The first thing drivers need to know about sharing the road with school buses is that every state in the U.S. prohibits motorists from passing a school bus when it is stopped to load or unload children.
Hopefully, you already knew that, when a school bus stops in front of you to pick up children, you can’t just veer around it to pass. However, you might not know what to do if you’re in the other lane or if a bus puts on its yellow—but not red—lights.
On divided roads where a median or another form of physical barrier separates lanes going in opposite directions, whether you have to stop depends on traffic laws specific to that state. In some states, the size of the barrier is a factor, as well. Make sure you are familiar with your state’s laws and, if traveling, with the laws in a different state. If in doubt, err on the side of caution.
State law also determines how close you can legally get to a stopped school bus. While drivers are required to stop at least 10 feet away from a school bus that is loading or unloading children in Pennsylvania, they must be 25 feet away in New Jersey.
Again, make every effort to know what is required of you when sharing the road with school buses in your state and in any state that you’re visiting. If you don’t know what the law says, err on the side of caution and give the bus and the children it is transporting more space.
To make sure you can stop with enough space, you should always allow a greater following distance when you’re driving behind a school bus, the National Safety Council reported.
When a school bus is preparing to stop, it will typically switch on its yellow lights first, then its red lights. While red lights definitively mean “STOP,” yellow lights aren’t a cue to drivers to attempt to pass the bus before its red lights come on.
Generally, when a bus turns on its yellow lights, it is slowing down—and the drivers around it should slow down, too. If a driver is able to stop upon seeing a bus put on its yellow lights, they should do so.
Any driver who attempts to speed past a bus while its yellow lights are on and ends up passing the vehicle after the lights switch to red is breaking the law. Even when no accident occurs, the driver risks fines and potentially jail time. If illegally passing a school bus ends up leading to an injury or, worse, a death, the motorist could end up facing extensive jail time.
Finally, when you’re in the vicinity of a school bus, you need to be on high alert. Children and teens often aren’t as cautious as they should be in traffic.
Younger children may not have learned traffic safety rules yet, and they may not think twice about running into traffic to chase people or toys. Even older kids and teens are commonly distracted, often by mobile phones, and not paying attention to the traffic around them.

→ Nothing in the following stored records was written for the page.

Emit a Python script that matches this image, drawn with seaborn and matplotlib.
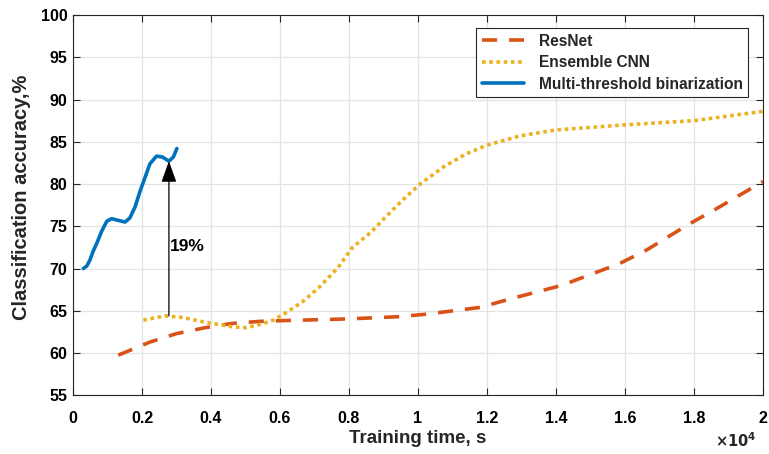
import numpy as np
import pandas as pd
import matplotlib
matplotlib.use("Agg")
import matplotlib.pyplot as plt
import seaborn as sns

# ---- data (seconds, accuracy %) ----
resnet_x = [1310, 2230, 3000, 3830, 4600, 5420, 6190, 7640, 8030, 9430, 10250, 11020,
            11800, 12760, 14160, 15850, 16630, 17790, 18660, 20000]
resnet_y = [59.75, 61.3, 62.3, 63.0, 63.5, 63.75, 63.85, 64.0, 64.05, 64.3, 64.6, 65.0,
            65.4, 66.5, 68.0, 70.6, 72.2, 75.1, 77.1, 80.3]

ens_x = [2040, 2670, 3200, 3880, 4650, 5030, 5520, 5810, 6170, 6680, 7140, 7680, 8100,
         8640, 9060, 9630, 10080, 10730, 11410, 12000, 12960, 14000, 16000, 18000, 20000]
ens_y = [63.9, 64.4, 64.2, 63.6, 63.1, 63.0, 63.5, 63.9, 64.76, 66.15, 67.8, 70.1, 72.5,
         74.3, 76.1, 78.4, 80.06, 82.0, 83.6, 84.6, 85.7, 86.4, 87.0, 87.5, 88.6]

mtb_x = [300, 400, 490, 590, 690, 830, 980, 1120, 1310, 1510, 1650, 1800, 1940, 2090,
         2230, 2420, 2590, 2780, 2910, 3010]
mtb_y = [70.0, 70.3, 71.0, 72.1, 73.0, 74.4, 75.6, 75.9, 75.7, 75.5, 76.0, 77.3, 79.1,
         80.8, 82.4, 83.3, 83.2, 82.7, 83.2, 84.2]

x_ticks = [0, 2000, 4000, 6000, 8000, 10000, 12000, 14000, 16000, 18000, 20000]
x_tick_labels = ["0", "0.2", "0.4", "0.6", "0.8", "1", "1.2", "1.4", "1.6", "1.8", "2"]
y_ticks = [55, 60, 65, 70, 75, 80, 85, 90, 95, 100]

arrow_x = 2780
arrow_from = 64.4
arrow_to = 82.7
arrow_label = "19%"

sns.set_theme(style="white")
plt.rcParams["font.family"] = ["Liberation Sans", "DejaVu Sans"]
plt.rcParams["font.weight"] = "bold"

fig = plt.figure(figsize=(7.69, 4.54), dpi=100)
ax = fig.add_axes([73 / 769, 1 - 395.3 / 454, 690 / 769, (395.3 - 15) / 454])

c_res = "#D95319"
c_ens = "#EDB120"
c_mtb = "#0072BD"

df_r = pd.DataFrame({"x": resnet_x, "y": resnet_y})
df_e = pd.DataFrame({"x": ens_x, "y": ens_y})
df_m = pd.DataFrame({"x": mtb_x, "y": mtb_y})

sns.lineplot(data=df_r, x="x", y="y", ax=ax, color=c_res, lw=2.6, sort=False,
             label="ResNet")
ax.lines[-1].set_dashes((4.2, 3.3))
sns.lineplot(data=df_e, x="x", y="y", ax=ax, color=c_ens, lw=2.6, sort=False,
             label="Ensemble CNN")
ax.lines[-1].set_dashes((1.0, 1.0))
sns.lineplot(data=df_m, x="x", y="y", ax=ax, color=c_mtb, lw=2.6, sort=False,
             label="Multi-threshold binarization")
for ln in ax.lines:
    ln.set_solid_joinstyle("round")
    ln.set_solid_capstyle("round")

ax.annotate("", xy=(arrow_x, arrow_to), xytext=(arrow_x, arrow_from),
            arrowprops=dict(arrowstyle="-|>,head_length=1.0,head_width=0.36",
                            color="black", lw=0.9, mutation_scale=13,
                            shrinkA=0, shrinkB=0))
ax.text(arrow_x + 40, 72.6, arrow_label, fontsize=12.5, fontweight="bold",
        va="center", ha="left", color="black")

ax.set_xlim(0, 20000)
ax.set_ylim(55, 100)
ax.set_xticks(x_ticks)
ax.set_xticklabels(x_tick_labels)
ax.set_yticks(y_ticks)
ax.grid(True, color="#e3e3e3", lw=0.9)
ax.set_axisbelow(True)
for s in ax.spines.values():
    s.set_visible(True)
    s.set_color("#262626")
    s.set_linewidth(0.8)
ax.tick_params(direction="in", length=5, width=0.8, color="#262626",
               top=True, right=True, bottom=True, left=True,
               labelsize=11.5, labelcolor="black")
ax.tick_params(axis="x", pad=11)
ax.tick_params(axis="y", pad=4)
for lab in ax.get_xticklabels() + ax.get_yticklabels():
    lab.set_fontweight("bold")

ax.set_xlabel("Training time, s", fontsize=13.5, fontweight="bold")
ax.xaxis.set_label_coords(0.5, -(430 - 395.3) / 380.3)
ax.set_ylabel("Classification accuracy,%", fontsize=14.5, fontweight="bold")
ax.yaxis.set_label_coords(-(73 - 31) / 690, 0.52)

fig.text(736 / 769, 1 - 441 / 454, r"$\times\mathbf{10^{4}}$", fontsize=10.5,
         ha="center", va="center")

leg = ax.legend(loc="upper right", bbox_to_anchor=(748 / 769, 1 - 28.3 / 454),
                bbox_transform=fig.transFigure,
                frameon=True, fancybox=False, prop=dict(size=11.2, weight="bold"),
                handlelength=2.7, borderpad=0.35, labelspacing=0.42,
                handletextpad=0.95, borderaxespad=0, framealpha=1)
leg.get_frame().set_edgecolor("#262626")
leg.get_frame().set_linewidth(0.8)

fig.savefig("out.png", dpi=100)
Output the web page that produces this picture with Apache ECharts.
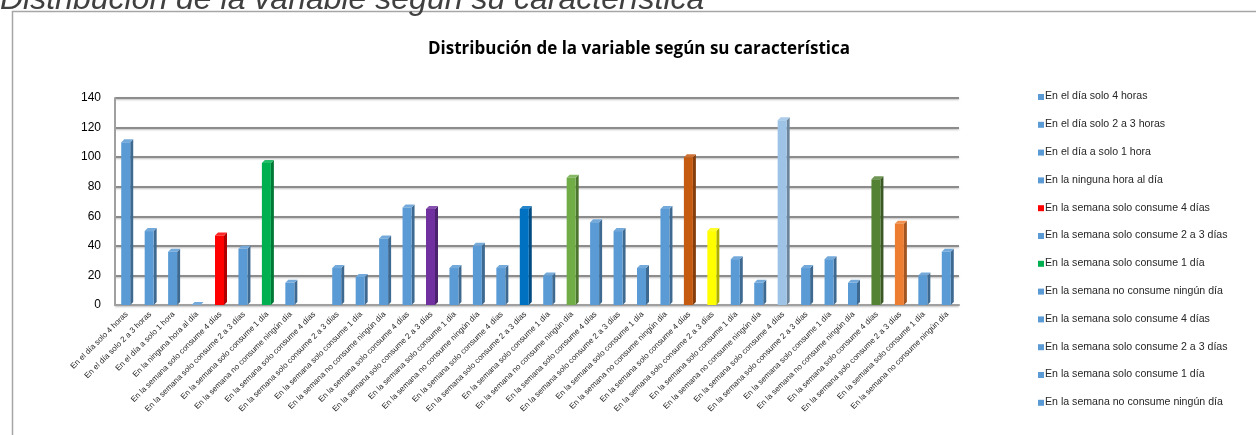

To avoid a tragedy, drivers who are stopped in the vicinity of a school bus dropping off children should keep a close eye on the kids even as the bus starts back up again. Anticipate the possibility that a child leaving the bus stop could dart into traffic or run across the street without looking both ways. Accelerate gradually, make eye contact with the pedestrians around you, and be prepared to stop again if needed.
A little bit of patience from nearby drivers goes a long way toward preventing tragic bus accidents by protecting children getting on or off of a school bus.